--- Start ---
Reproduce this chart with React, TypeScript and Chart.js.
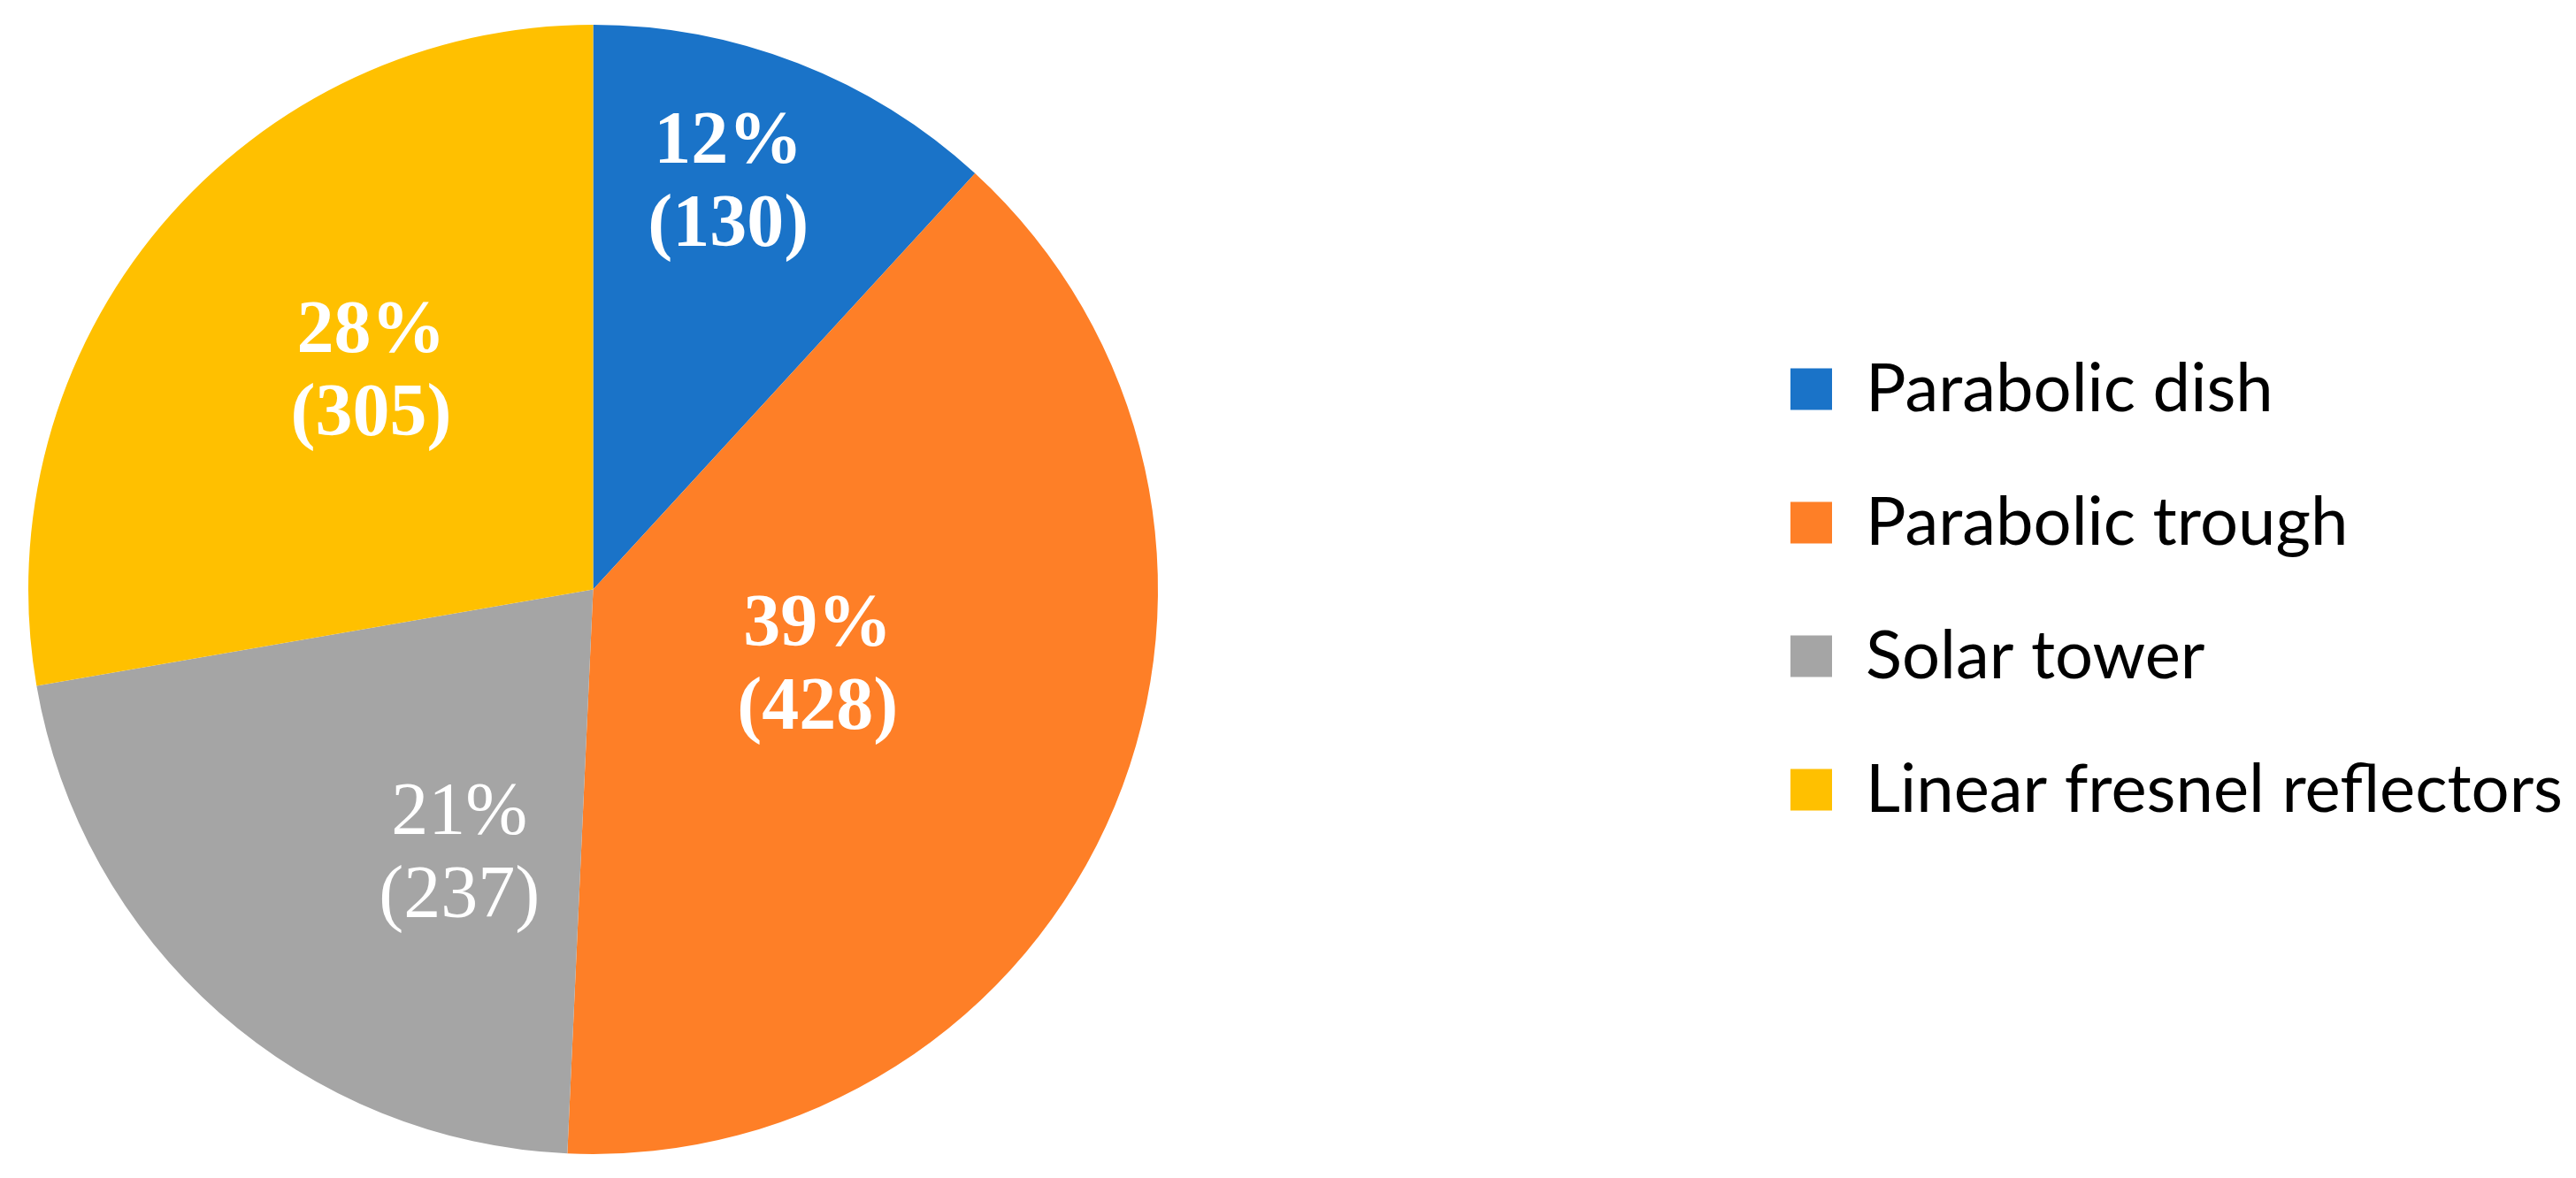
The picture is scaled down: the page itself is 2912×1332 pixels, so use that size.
import React, { useEffect, useRef } from 'react';
import { Chart, registerables } from 'chart.js';

Chart.register(...registerables);

// ---- data ----
const categories = ['Parabolic dish', 'Parabolic trough', 'Solar tower', 'Linear fresnel reflectors'];
const counts = [130, 428, 237, 305];
const percentLabels = ['12%', '39%', '21%', '28%'];

// ---- styling ----
const sliceColors = ['#1a73c8', '#fe7f27', '#a5a5a5', '#ffc000'];
const labelBold = [true, true, false, true];
// where each data label sits inside its slice: fraction of the slice's sweep, fraction of the radius
const labelSweepFrac = [0.431, 0.471, 0.313, 0.544];
const labelRadiusFrac = [0.76, 0.419, 0.524, 0.551];

const W = 2912;
const H = 1332;
const PAD_TOP = 28;
const PAD_BOTTOM = 27;
const PAD_LEFT = 32;
const PIE_RIGHT = 1309;
const LEGEND_BOX_LEFT = 2024;
const LEGEND_BOX = 47;
const LEGEND_ROW_STEP = 151;
const LEGEND_TARGET_W = 790;
const LEGEND_FAMILY = 'Lato';
const LABEL_FONT = 84;
const LABEL_LINE = 94;

export default function App() {
  const ref = useRef<HTMLCanvasElement | null>(null);

  useEffect(() => {
    const canvas = ref.current;
    if (!canvas) return;

    const m = document.createElement('canvas').getContext('2d')!;
    m.font = `100px ${LEGEND_FAMILY}`;
    const w100 = Math.max(...categories.map((c) => m.measureText(c).width));
    const fontSize = Math.round((100 * LEGEND_TARGET_W) / w100);
    m.font = `${fontSize}px ${LEGEND_FAMILY}`;
    const textW = Math.max(...categories.map((c) => m.measureText(c).width));
    const lpad = LEGEND_ROW_STEP - Math.max(fontSize, LEGEND_BOX);
    const legendWidth = lpad + LEGEND_BOX + fontSize / 2 + textW + 10;
    const padRight = Math.max(0, W - PIE_RIGHT - legendWidth);

    // move the legend block to its place on the right, leaving the pie where the layout put it
    const legendShift = {
      id: 'legendShift',
      afterLayout(chart: any) {
        const lg = chart.legend;
        if (!lg) return;
        const targetLeft = LEGEND_BOX_LEFT - lpad;
        const d = targetLeft - lg.left;
        lg.left += d;
        lg.right += d;
      },
    };

    const labelPlugin = {
      id: 'sliceLabels',
      afterDatasetsDraw(chart: any) {
        const ctx = chart.ctx;
        const meta = chart.getDatasetMeta(0);
        ctx.save();
        ctx.fillStyle = '#ffffff';
        ctx.textAlign = 'center';
        ctx.textBaseline = 'alphabetic';
        meta.data.forEach((arc: any, i: number) => {
          const p = arc.getProps(['x', 'y', 'startAngle', 'endAngle', 'outerRadius'], true);
          const a = p.startAngle + (p.endAngle - p.startAngle) * labelSweepFrac[i];
          const r = p.outerRadius * labelRadiusFrac[i];
          const cx = p.x + Math.cos(a) * r;
          const cy = p.y + Math.sin(a) * r;
          ctx.font = `${labelBold[i] ? 'bold ' : ''}${LABEL_FONT}px "Liberation Serif", "Times New Roman", serif`;
          const capHalf = LABEL_FONT * 0.3;
          ctx.fillText(percentLabels[i], cx, cy - LABEL_LINE / 2 + capHalf);
          ctx.fillText(`(${counts[i]})`, cx, cy + LABEL_LINE / 2 + capHalf);
        });
        ctx.restore();
      },
    };

    const chart = new Chart(canvas, {
      type: 'pie',
      data: {
        labels: categories,
        datasets: [
          {
            data: counts,
            backgroundColor: sliceColors,
            borderWidth: 0,
          },
        ],
      },
      options: {
        responsive: false,
        animation: false,
        devicePixelRatio: 1,
        layout: {
          padding: { top: PAD_TOP, bottom: PAD_BOTTOM, left: PAD_LEFT, right: padRight },
        },
        plugins: {
          tooltip: { enabled: false },
          legend: {
            display: true,
            position: 'right',
            align: 'center',
            labels: {
              boxWidth: LEGEND_BOX,
              boxHeight: LEGEND_BOX,
              padding: lpad,
              color: '#000000',
              font: { family: LEGEND_FAMILY, size: fontSize },
            },
          },
        },
      },
      plugins: [legendShift as any, labelPlugin as any],
    });

    return () => chart.destroy();
  }, []);

  return (
    <div style={{ position: 'absolute', left: 0, top: 0, width: W, height: H, background: '#ffffff' }}>
      <canvas ref={ref} width={W} height={H} style={{ display: 'block', width: W, height: H }} />
    </div>
  );
}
--- End ---
▸ Problem to work on: Repeat, with no pictures, each line from the beginning of the data through the line containing "Chart.register(...registerables);", inclusive.

▸ Answer for the task:
Reproduce this chart with React, TypeScript and Chart.js.
The picture is scaled down: the page itself is 2912×1332 pixels, so use that size.
import React, { useEffect, useRef } from 'react';
import { Chart, registerables } from 'chart.js';

Chart.register(...registerables);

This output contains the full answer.